Si ce que ce dernier dénonce est infondé, que Netanyahu s’empresse de démentir les assertions de Ben Gvir, qu’il prenne des mesures contre ses ministres qui parlent trop et à tort, qu’il laisse entrer les journalistes pour attester du caractère fallacieux des propos de Ya’alon, qu’il annonce qu’une fois les hostilités terminées, la population gazaouie pourra retourner dans le nord de la bande de Gaza dans le cadre d’arrangements sécuritaires appropriés. Une telle attitude aurait sans aucun doute un impact autre que celui des cris d’orfraie qui se sont multipliés depuis. A moins que l’hallali à l’encontre de Ya’alon n’ait pour fonction non pas de rétablir la vérité mais de servir d’écran de fumée pour dissimuler un projet indigne qui ne sera révélé qu’après « the inauguration day « , le 20 janvier 2025, lorsque que D. Trump sera rentré en fonction.

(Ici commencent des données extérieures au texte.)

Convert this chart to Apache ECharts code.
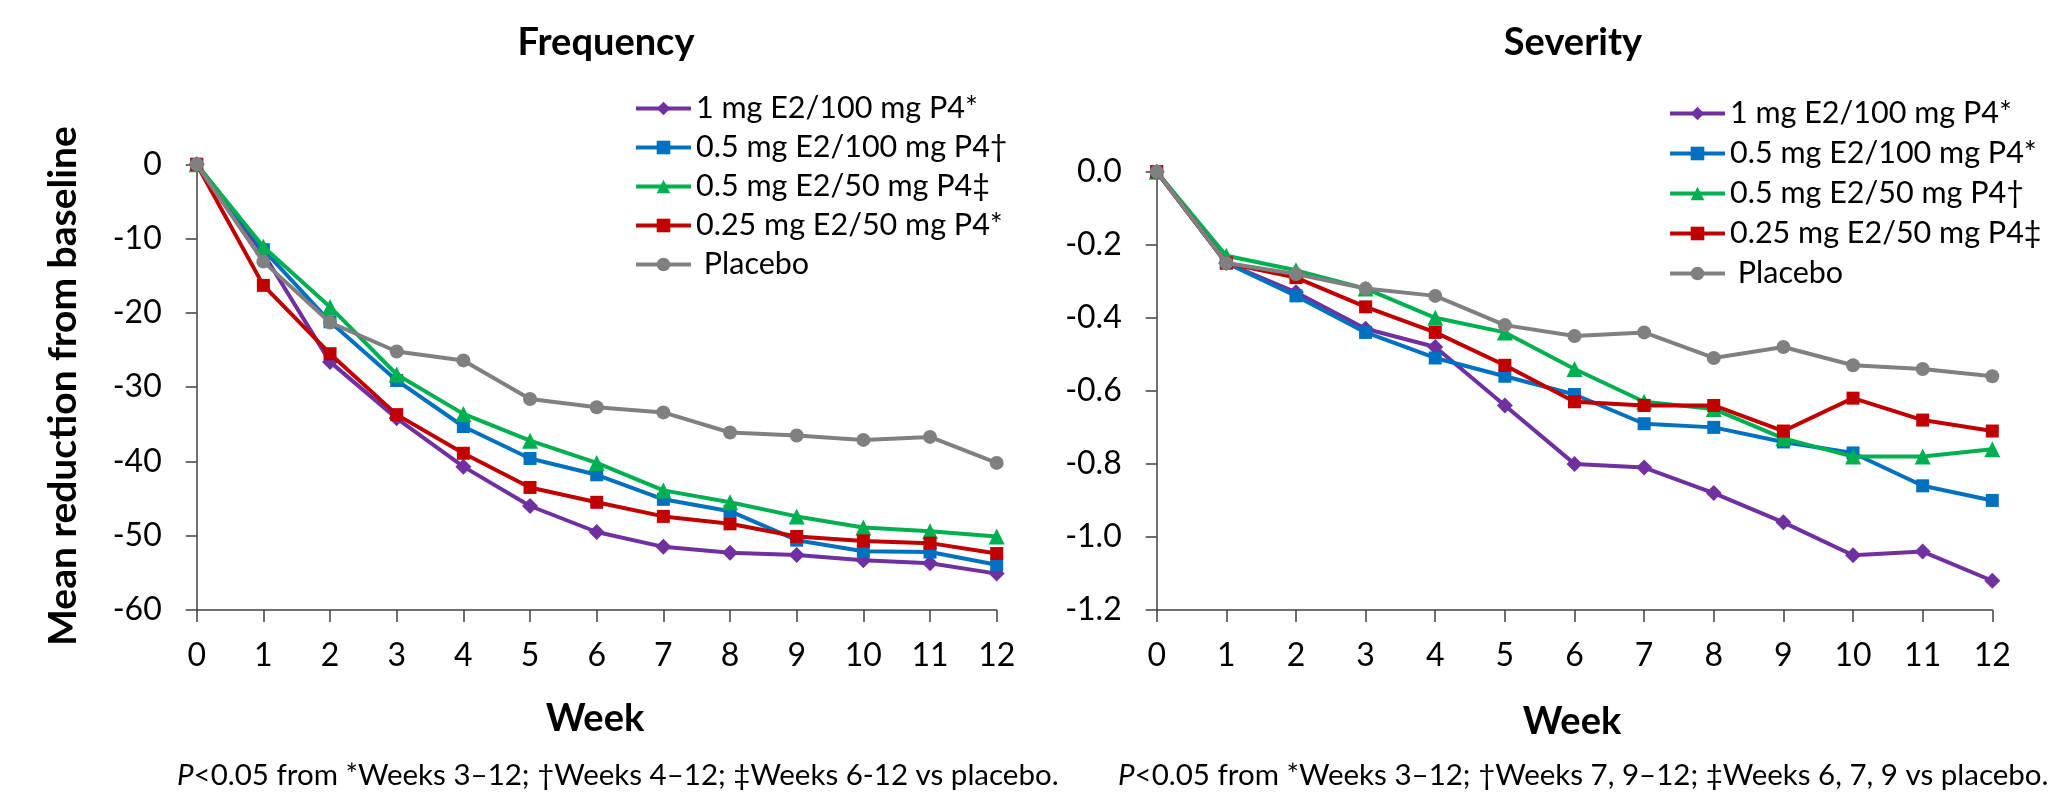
<!DOCTYPE html>
<html>
<head>
<meta charset="utf-8">
<script src="https://cdn.jsdelivr.net/npm/echarts@6/dist/echarts.min.js"></script>
<style>
  html, body { margin: 0; padding: 0; background: #ffffff; }
  #chart { width: 2057px; height: 797px; }
</style>
</head>
<body>
<div id="chart"></div>
<script>
// Study weeks on the x axis
const weeks = [0, 1, 2, 3, 4, 5, 6, 7, 8, 9, 10, 11, 12];

// Series names (footnote marks differ between the two panels)
const freqNames = ['1 mg E2/100 mg P4*', '0.5 mg E2/100 mg P4\u2020', '0.5 mg E2/50 mg P4\u2021', '0.25 mg E2/50 mg P4*', 'Placebo'];
const sevNames  = ['1 mg E2/100 mg P4*', '0.5 mg E2/100 mg P4*', '0.5 mg E2/50 mg P4\u2020', '0.25 mg E2/50 mg P4\u2021', 'Placebo'];

// Frequency: mean reduction from baseline
const freqE2_1_P4_100    = [0, -12.0, -26.6, -34.2, -40.7, -46.0, -49.5, -51.5, -52.3, -52.6, -53.3, -53.7, -55.1];
const freqE2_05_P4_100   = [0, -11.5, -21.2, -29.1, -35.3, -39.6, -41.8, -45.1, -46.7, -50.6, -52.1, -52.2, -53.9];
const freqE2_05_P4_50    = [0, -11.1, -19.2, -28.3, -33.6, -37.2, -40.2, -43.9, -45.5, -47.4, -48.9, -49.4, -50.1];
const freqE2_025_P4_50   = [0, -16.3, -25.5, -33.7, -38.9, -43.5, -45.5, -47.4, -48.4, -50.1, -50.7, -51.0, -52.4];
const freqPlacebo        = [0, -13.1, -21.3, -25.2, -26.4, -31.6, -32.7, -33.4, -36.1, -36.5, -37.1, -36.7, -40.2];

// Severity: mean reduction from baseline
const sevE2_1_P4_100     = [0, -0.25, -0.33, -0.43, -0.48, -0.64, -0.80, -0.81, -0.88, -0.96, -1.05, -1.04, -1.12];
const sevE2_05_P4_100    = [0, -0.25, -0.34, -0.44, -0.51, -0.56, -0.61, -0.69, -0.70, -0.74, -0.77, -0.86, -0.90];
const sevE2_05_P4_50     = [0, -0.23, -0.27, -0.32, -0.40, -0.44, -0.54, -0.63, -0.65, -0.73, -0.78, -0.78, -0.76];
const sevE2_025_P4_50    = [0, -0.25, -0.29, -0.37, -0.44, -0.53, -0.63, -0.64, -0.64, -0.71, -0.62, -0.68, -0.71];
const sevPlacebo         = [0, -0.25, -0.28, -0.32, -0.34, -0.42, -0.45, -0.44, -0.51, -0.48, -0.53, -0.54, -0.56];

// Footnotes
const freqNote = '{i|P}<0.05 from *Weeks 3\u201312; \u2020Weeks 4\u201312; \u2021Weeks 6-12 vs placebo.';
const sevNote  = '{i|P}<0.05 from *Weeks 3\u201312; \u2020Weeks 7, 9\u201312; \u2021Weeks 6, 7, 9 vs placebo.';

const colors  = ['#7030A0', '#0070C0', '#00B050', '#C00000', '#808080'];
const symbols = ['diamond', 'rect', 'triangle', 'rect', 'circle'];
const symSize = [16, 13, 16, 13, 14];
const FONT = 'Lato, "Open Sans", sans-serif';
const AXIS_COLOR = '#404040';

function buildSeries(names, valueLists, axisIndex) {
  return valueLists.map((vals, i) => ({
    name: names[i],
    type: 'line',
    xAxisIndex: axisIndex,
    yAxisIndex: axisIndex,
    data: weeks.map((w, k) => [w, vals[k]]),
    symbol: symbols[i],
    symbolSize: symSize[i],
    showAllSymbol: true,
    lineStyle: { color: colors[i], width: 4 },
    itemStyle: { color: colors[i], borderWidth: 0 },
    emphasis: { disabled: true },
    animation: false,
    z: 2 + i
  }));
}

function xAxisCfg(gridIndex) {
  return {
    type: 'value', gridIndex, min: 0, max: 12, interval: 1,
    axisLine: { show: true, onZero: false, lineStyle: { color: AXIS_COLOR, width: 1.5 } },
    axisTick: { show: true, inside: false, length: 12, lineStyle: { color: AXIS_COLOR, width: 1.5 } },
    axisLabel: { color: '#000', fontFamily: FONT, fontSize: 32, margin: 30 },
    splitLine: { show: false }
  };
}

function yAxisCfg(gridIndex, min, interval, digits) {
  return {
    type: 'value', gridIndex, min, max: 0, interval,
    axisLine: { show: true, lineStyle: { color: AXIS_COLOR, width: 1.5 } },
    axisTick: { show: true, inside: false, length: 11, lineStyle: { color: AXIS_COLOR, width: 1.5 } },
    axisLabel: {
      color: '#000', fontFamily: FONT, fontSize: 32, margin: 35,
      formatter: v => v.toFixed(digits)
    },
    splitLine: { show: false }
  };
}

function legendCfg(names, left, top, gap) {
  return {
    data: names,
    orient: 'vertical',
    left, top,
    padding: 0,
    itemGap: gap,
    itemWidth: 55,
    itemHeight: 17,
    lineStyle: { width: 4 },
    textStyle: { color: '#000', fontFamily: FONT, fontSize: 30.5, lineHeight: 30 },
    formatter: n => (n === 'Placebo' ? ' Placebo' : n),
    selectedMode: false
  };
}

const chart = echarts.init(document.getElementById('chart'), null, { renderer: 'canvas' });

chart.setOption({
  backgroundColor: '#ffffff',
  animation: false,
  grid: [
    { left: 196.7, right: 2057 - 996.7, top: 164.3, bottom: 797 - 610 },
    { left: 1156.7, right: 2057 - 1992.3, top: 171.7, bottom: 797 - 610 }
  ],
  xAxis: [xAxisCfg(0), xAxisCfg(1)],
  yAxis: [yAxisCfg(0, -60, 10, 0), yAxisCfg(1, -1.2, 0.2, 1)],
  legend: [
    legendCfg(freqNames, 634, 93, 8),
    legendCfg(sevNames, 1668, 98, 9)
  ],
  series: [
    ...buildSeries(freqNames, [freqE2_1_P4_100, freqE2_05_P4_100, freqE2_05_P4_50, freqE2_025_P4_50, freqPlacebo], 0),
    ...buildSeries(sevNames, [sevE2_1_P4_100, sevE2_05_P4_100, sevE2_05_P4_50, sevE2_025_P4_50, sevPlacebo], 1)
  ],
  graphic: [
    { type: 'text', x: 606, y: 43, style: { text: 'Frequency', fontFamily: FONT, fontWeight: 'bold', fontSize: 38, fill: '#000', align: 'center', verticalAlign: 'middle' } },
    { type: 'text', x: 1573, y: 43, style: { text: 'Severity', fontFamily: FONT, fontWeight: 'bold', fontSize: 38, fill: '#000', align: 'center', verticalAlign: 'middle' } },
    { type: 'text', x: 595, y: 719, style: { text: 'Week', fontFamily: FONT, fontWeight: 'bold', fontSize: 38, fill: '#000', align: 'center', verticalAlign: 'middle' } },
    { type: 'text', x: 1572, y: 722, style: { text: 'Week', fontFamily: FONT, fontWeight: 'bold', fontSize: 38, fill: '#000', align: 'center', verticalAlign: 'middle' } },
    { type: 'text', x: 63, y: 386, rotation: Math.PI / 2, style: { text: 'Mean reduction from baseline', fontFamily: FONT, fontWeight: 'bold', fontSize: 39, fill: '#000', align: 'center', verticalAlign: 'middle' } },
    { type: 'text', x: 177, y: 775, style: { text: freqNote, fontFamily: FONT, fontSize: 29.5, fill: '#000', align: 'left', verticalAlign: 'middle',
        rich: { i: { fontStyle: 'italic', fontFamily: FONT, fontSize: 29.5, fill: '#000' } } } },
    { type: 'text', x: 1118, y: 775, style: { text: sevNote, fontFamily: FONT, fontSize: 29.5, fill: '#000', align: 'left', verticalAlign: 'middle',
        rich: { i: { fontStyle: 'italic', fontFamily: FONT, fontSize: 29.5, fill: '#000' } } } }
  ]
});
</script>
</body>
</html>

Une telle mise au point serait apparemment d’autant plus aisée – outre son utilité – que Netanyahu a déclaré à plusieurs reprises que de telles actions ne constituaient pas l’objectif de la guerre et qu’elles n’étaient pas non plus à l’ordre du jour. Alors pourquoi ne pas apporter des éléments concrets pour étayer ses propres dires? Sans doute, en admettant qu’il le veuille, parce qu’il ne le peut pas s’il souhaite préserver sa coalition, prisonnier qu’il est des extrémistes de droite qui y siègent et sont à même de la défaire à un moment où ses procès refont surface.

Ce sont sans doute ces mêmes raisons qui empêchent de donner un prolongement à Gaza à l’accord de cessez-le-feu entré en vigueur le 27 novembre qui reste une bonne nouvelle malgré les soubresauts de son implémentation et les doutes et inquiétudes que l’on est en droit d’éprouver quant à sa durabilité. Contrairement aux rodomontades du gouvernement israélien quant à une victoire militaire indiscutable aboutissant à la reddition sans conditions de l’adversaire, seul un accord politique pourra mettre fin à cette guerre, mettre un terme aux souffrances de la population civile et assurer le retour de tous les otages.

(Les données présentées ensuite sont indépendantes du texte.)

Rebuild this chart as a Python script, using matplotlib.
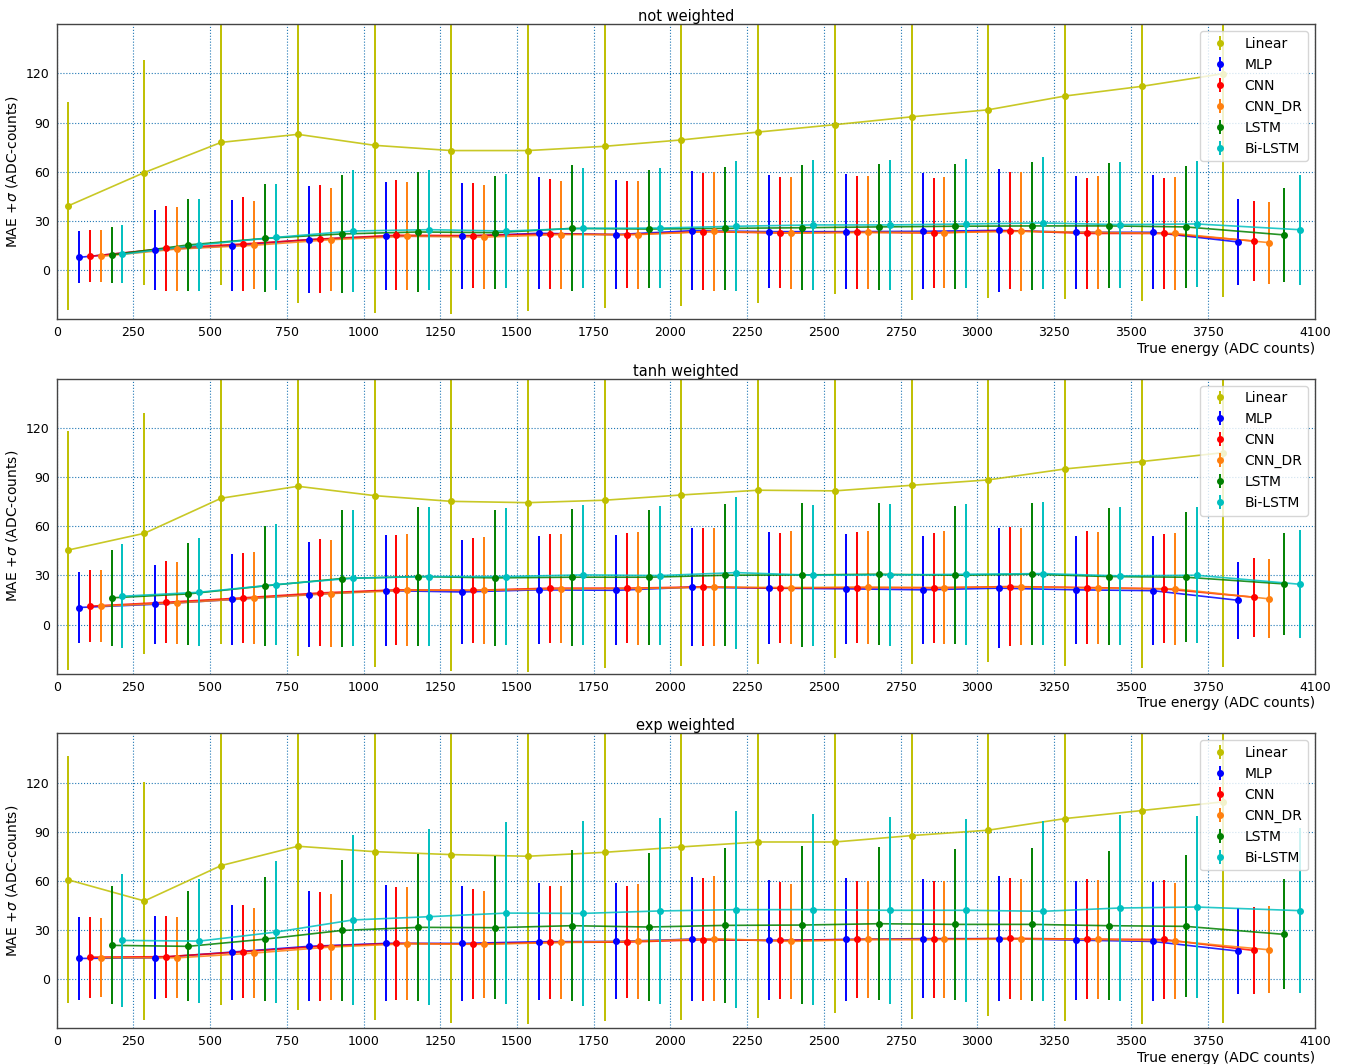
import numpy as np
import matplotlib
matplotlib.use("Agg")
import matplotlib.pyplot as plt

# Energy bins (ADC counts); the last bin is wider
bin_edges = [0, 250, 500, 750, 1000, 1250, 1500, 1750, 2000, 2250, 2500,
             2750, 3000, 3250, 3500, 3750, 4100]

models = ["Linear", "MLP", "CNN", "CNN_DR", "LSTM", "Bi-LSTM"]
colors = ["y", "b", "r", "C1", "g", "c"]

panel_titles = ["not weighted", "tanh weighted", "exp weighted"]

# ---- not weighted: MAE and sigma per energy bin ----
nw_linear_mae = [39.0, 59.5, 77.9, 82.8, 76.1, 72.9, 72.9, 75.5, 79.4, 84.2, 88.7, 93.5, 97.8, 106.2, 112.1, 119.8]
nw_linear_sig = [63.7, 68.7, 87.0, 103.0, 102.4, 99.8, 97.7, 98.7, 101.6, 104.5, 103.4, 112.0, 115.0, 124.0, 131.0, 136.0]
nw_mlp_mae = [7.7, 12.2, 14.9, 18.5, 20.6, 20.6, 22.4, 21.6, 24.0, 23.4, 23.4, 23.6, 24.2, 23.0, 23.0, 17.1]
nw_mlp_sig = [15.9, 24.6, 27.6, 32.5, 33.1, 32.5, 34.3, 33.5, 36.3, 34.6, 35.3, 35.3, 37.4, 34.6, 34.8, 26.0]
nw_cnn_mae = [8.3, 13.2, 15.9, 18.9, 21.2, 21.0, 22.0, 21.6, 23.4, 22.6, 23.0, 22.6, 24.0, 22.3, 22.3, 17.7]
nw_cnn_sig = [15.9, 26.0, 28.8, 33.0, 33.7, 32.3, 33.5, 32.9, 35.7, 33.9, 34.4, 33.8, 35.9, 33.9, 33.9, 24.7]
nw_cnndr_mae = [8.3, 12.8, 15.1, 18.5, 20.6, 20.1, 21.6, 21.6, 23.6, 22.6, 23.0, 22.8, 23.6, 23.0, 22.3, 16.7]
nw_cnndr_sig = [15.9, 25.4, 27.0, 31.6, 33.0, 31.5, 33.0, 33.0, 36.3, 34.0, 34.4, 34.0, 36.2, 34.6, 34.4, 25.0]
nw_lstm_mae = [9.2, 15.3, 19.3, 22.0, 23.2, 22.8, 25.4, 25.0, 25.4, 25.8, 26.3, 26.7, 26.9, 26.9, 26.3, 21.4]
nw_lstm_sig = [17.3, 28.0, 32.9, 36.1, 36.5, 34.4, 38.4, 36.0, 37.6, 38.2, 38.5, 38.2, 38.9, 38.2, 37.2, 28.8]
nw_bilstm_mae = [9.6, 15.3, 19.9, 23.8, 24.6, 23.8, 25.4, 25.6, 26.7, 27.5, 27.5, 28.1, 28.7, 27.7, 28.1, 24.6]
nw_bilstm_sig = [17.6, 27.9, 32.4, 37.4, 36.7, 34.8, 36.6, 36.8, 39.8, 39.6, 39.7, 39.4, 40.3, 38.4, 38.7, 33.6]

# ---- tanh weighted ----
tw_linear_mae = [45.4, 55.7, 77.1, 84.4, 78.7, 75.2, 74.4, 75.9, 79.1, 82.0, 81.6, 85.0, 88.3, 95.0, 99.5, 104.9]
tw_linear_sig = [72.9, 73.6, 88.9, 103.5, 104.7, 103.5, 103.1, 102.5, 104.7, 106.0, 102.1, 109.2, 110.9, 120.0, 126.0, 131.0]
tw_mlp_mae = [10.4, 12.4, 15.3, 18.3, 20.7, 19.9, 21.2, 20.9, 22.8, 22.2, 21.8, 21.2, 22.2, 21.2, 20.7, 14.8]
tw_mlp_sig = [21.6, 24.0, 27.9, 32.0, 34.0, 31.6, 33.0, 33.6, 36.1, 34.0, 33.5, 33.0, 36.8, 33.0, 33.2, 23.6]
tw_cnn_mae = [11.2, 13.6, 16.3, 19.3, 21.2, 20.9, 22.2, 22.2, 23.0, 22.2, 22.6, 22.4, 23.2, 22.6, 21.8, 16.7]
tw_cnn_sig = [21.8, 24.9, 27.6, 32.7, 33.4, 32.0, 33.3, 33.7, 35.9, 33.6, 33.8, 33.5, 36.1, 34.4, 33.3, 24.2]
tw_cnndr_mae = [11.2, 13.2, 16.1, 18.9, 20.9, 20.9, 21.8, 22.0, 22.8, 22.6, 22.8, 22.6, 23.0, 22.2, 21.8, 15.7]
tw_cnndr_sig = [21.8, 25.1, 28.2, 32.5, 34.2, 32.5, 33.2, 34.2, 35.9, 34.6, 34.4, 34.2, 35.7, 34.2, 34.0, 24.1]
tw_lstm_mae = [16.3, 18.7, 23.6, 28.1, 29.3, 28.5, 28.9, 28.9, 30.1, 30.3, 30.7, 30.1, 30.7, 29.3, 28.9, 24.8]
tw_lstm_sig = [29.3, 31.0, 36.6, 41.6, 42.4, 41.5, 41.7, 41.2, 43.5, 43.9, 43.4, 42.2, 43.3, 41.6, 39.6, 31.0]
tw_bilstm_mae = [17.3, 19.7, 24.4, 28.3, 29.3, 29.3, 30.3, 29.9, 31.7, 30.1, 30.3, 30.7, 31.1, 29.7, 30.1, 24.6]
tw_bilstm_sig = [31.9, 32.9, 37.0, 41.7, 42.6, 41.6, 42.8, 42.3, 46.4, 43.1, 43.2, 42.9, 43.7, 42.1, 41.5, 33.0]

# ---- exp weighted ----
ew_linear_mae = [60.7, 47.7, 69.3, 81.1, 77.8, 76.0, 75.0, 77.4, 80.7, 83.7, 83.7, 87.6, 90.9, 98.0, 102.9, 108.2]
ew_linear_sig = [75.3, 72.4, 85.4, 99.8, 102.7, 103.0, 102.7, 103.1, 105.6, 107.3, 104.3, 111.8, 113.7, 123.3, 130.6, 135.0]
ew_mlp_mae = [12.6, 13.0, 16.5, 20.0, 21.8, 21.8, 22.8, 23.0, 24.4, 23.6, 24.2, 24.7, 24.7, 23.8, 23.0, 17.1]
ew_mlp_sig = [25.4, 25.4, 29.0, 33.6, 35.4, 34.9, 35.7, 35.4, 38.0, 36.6, 37.3, 36.4, 38.2, 36.3, 36.3, 26.2]
ew_cnn_mae = [13.4, 13.7, 16.7, 20.0, 21.8, 21.4, 22.4, 22.6, 24.0, 23.6, 24.2, 24.2, 24.9, 24.4, 24.2, 17.5]
ew_cnn_sig = [24.8, 25.1, 28.4, 33.3, 34.5, 33.6, 34.4, 34.4, 37.5, 35.5, 35.9, 35.8, 37.0, 36.7, 36.1, 26.7]
ew_cnndr_mae = [13.0, 13.0, 15.9, 19.6, 21.6, 21.2, 22.4, 23.2, 24.7, 23.0, 24.2, 24.2, 24.4, 24.2, 23.2, 17.9]
ew_cnndr_sig = [24.0, 24.7, 27.5, 32.5, 34.5, 32.8, 34.7, 35.1, 38.1, 35.0, 35.9, 35.8, 37.0, 36.3, 35.3, 26.5]
ew_lstm_mae = [20.6, 20.0, 24.4, 29.7, 31.6, 31.4, 32.6, 31.8, 32.8, 33.0, 33.8, 33.4, 33.4, 32.6, 32.2, 27.3]
ew_lstm_sig = [36.0, 33.6, 37.9, 43.3, 45.0, 43.8, 46.1, 45.1, 47.4, 48.0, 46.7, 46.0, 46.8, 45.3, 43.4, 33.6]
ew_bilstm_mae = [23.6, 23.2, 28.7, 36.1, 38.1, 40.3, 40.1, 41.6, 42.4, 42.4, 42.0, 42.0, 41.4, 43.4, 44.0, 41.8]
ew_bilstm_sig = [40.4, 37.8, 43.2, 52.0, 53.8, 55.4, 56.4, 56.6, 60.0, 58.1, 56.9, 55.7, 55.0, 56.9, 55.8, 50.3]

panels = [
    [(nw_linear_mae, nw_linear_sig), (nw_mlp_mae, nw_mlp_sig), (nw_cnn_mae, nw_cnn_sig),
     (nw_cnndr_mae, nw_cnndr_sig), (nw_lstm_mae, nw_lstm_sig), (nw_bilstm_mae, nw_bilstm_sig)],
    [(tw_linear_mae, tw_linear_sig), (tw_mlp_mae, tw_mlp_sig), (tw_cnn_mae, tw_cnn_sig),
     (tw_cnndr_mae, tw_cnndr_sig), (tw_lstm_mae, tw_lstm_sig), (tw_bilstm_mae, tw_bilstm_sig)],
    [(ew_linear_mae, ew_linear_sig), (ew_mlp_mae, ew_mlp_sig), (ew_cnn_mae, ew_cnn_sig),
     (ew_cnndr_mae, ew_cnndr_sig), (ew_lstm_mae, ew_lstm_sig), (ew_bilstm_mae, ew_bilstm_sig)],
]

edges = np.array(bin_edges, dtype=float)
left = edges[:-1]
width = np.diff(edges)

fig = plt.figure(figsize=(13.47, 10.64), dpi=100)
fig.subplots_adjust(left=0.0421, right=0.9762, bottom=0.0336, top=0.9772, hspace=0.2024)
axes = fig.subplots(3, 1)

for ax, title, series in zip(axes, panel_titles, panels):
    for k, (name, col, (mae, sig)) in enumerate(zip(models, colors, series)):
        # shift each model inside the bin so the bars don't overlap
        x = left + width * (k + 1) / 7.0
        ax.plot(x, mae, "-", color=col, lw=1.2, alpha=0.85)
        ax.errorbar(x, mae, yerr=sig, fmt="o", color=col, ms=4,
                    elinewidth=1.4, capsize=0, label=name)
    ax.set_xlim(0, 4100)
    ax.set_ylim(-30, 150)
    ax.set_xticks([0, 250, 500, 750, 1000, 1250, 1500, 1750, 2000, 2250,
                   2500, 2750, 3000, 3250, 3500, 3750, 4100])
    ax.set_yticks([0, 30, 60, 90, 120])
    ax.tick_params(length=0, pad=5, labelsize=9)
    ax.grid(True, linestyle=":", color="C0", linewidth=0.8)
    ax.set_axisbelow(True)
    for sp in ax.spines.values():
        sp.set_color("#444444")
        sp.set_linewidth(1.0)
    ax.set_title(title, fontsize=10.5, pad=2)
    ax.set_xlabel("True energy (ADC counts)", loc="right", fontsize=10, labelpad=2)
    ax.set_ylabel(r"MAE $+\sigma$ (ADC-counts)", fontsize=10)
    ax.legend(loc="upper right", fontsize=10)

fig.savefig("out.png", dpi=100)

Possible dans le nord face à un adversaire plus puissant, moins affaibli et démantelé que ne l’est le Hamas au sud, alors que les otages y sont encore et toujours détenus, pourquoi un accord n’intervient-il pas à Gaza? Quoi qu’on en pense, il n’est assurément pas facilité – même si ce n’est pas l’unique raison- par la position de force de cette droite suprémaciste qui « tient » Netanyahu et dont l’un des objectifs de plus en plus souvent réaffirmé semble être la conquête d’une partie de Gaza et l’établissement de colonies qui justifieront alors pour leur sécurité l’éloignement de la population palestinienne et la perpétuation du cycle infernal de violences et de pertes humaines de part et d’autre.

Moshe Ya’alon a être peut-être eu tort de recourir à une formulation imprécise mais il a eu raison lorsqu’il a mis en lumière cette vérité incontestable : « Regardez maintenant les sondages. 70 % – parfois plus, parfois un peu moins – du peuple de l’État d’Israël préconise une voie juive, démocratique, libérale, etc., une séparation (d’avec les Palestiniens) ». La majorité de la population est opposée à une éventuelle recolonisation de Gaza qui n’était et n’a jamais été un objectif affiché et consensuel de la guerre imposée à Israël pour sa défense ni ce pourquoi les soldats sont partis se battre, trop souvent et trop nombreux sans retour.

Netanyahu et son gouvernement ont cessé de représenter un risque pour Israël. Ils sont devenus un danger à éradiquer et à l’encontre duquel la victoire du peuple israélien se doit d’être absolue. Ce qui est du pain béni pour la CPI, ce n’est pas le propos de Ya’alon mais bien la politique de Netanyahu.